The car and its driver have very little similarity and it is very hard to determine the nature of the driver from the study of the car. Conversely, the individual car and the concept of the car have a far greater similarity and the study of the car can reveal the nature of the underlying concept. Accordingly, the conflict between science and religion seems much greater in Abrahamic religions than in Vedic philosophy. However, to understand the Vedic view, matter has to be described as representations or symbols of meanings, rather than meaningless things to which we give meanings. This in turn entails a revision to the dogmas about matter, space-time, and causality in science. The book argues that when such revisions have occurred, the conflict between religion and science would not exist.

The book shows that revisions to the ideology of matter, space-time, and causality are entailed even by the fundamental problems of indeterminism, incompleteness, and incomputability in science. It traces the genesis of these problems to the physical and non-semantic treatment of matter and shows how the problems are addressed when the theory of matter is revised to incorporate meanings.

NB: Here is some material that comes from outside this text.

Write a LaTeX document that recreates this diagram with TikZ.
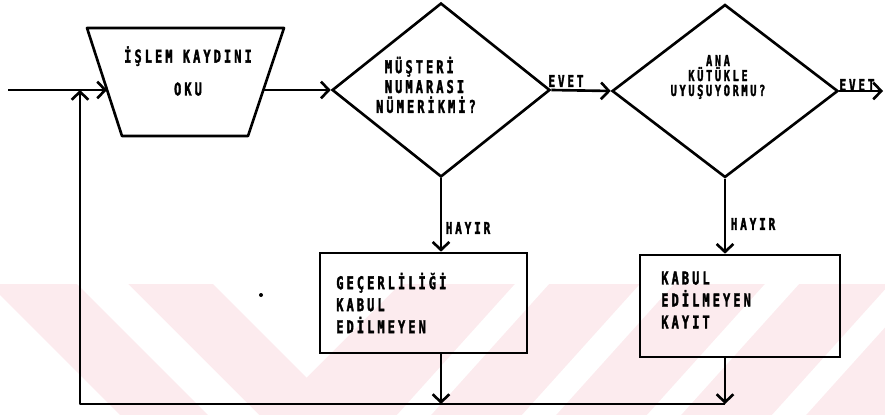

That brings us to the central theme of the book—the critique of atheism. The book critiques the foundations of atheism both in the context of present science as well as in light of the semantic view. It shows why some of the fundamental ideas underlying atheism—namely, reductionism, materialism, determinism, evolutionism, and relativism, are false. The book argues that problems in modern science point towards a new view of nature that exists not as individual objects in a linear space-time but as multiple tiers of hierarchically more abstract concepts. This view of nature is called the hierarchical space-time view in which locations in space and time are not of the same type. Rather, some locations are more abstract than others, and the universe is structured like a tree rather than as a field.

The conflict between religion and science, in this view, is based on a flawed understanding of how reason and experiment are used to acquire knowledge. The book describes how reason and experiment can be used in two ways—discovery and verification—and while the nature of truth can never be discovered by reason and experiment, it can be verified in this way. This results in an epistemology in which truth is discovered via faith, but it is verified by reason and experiment.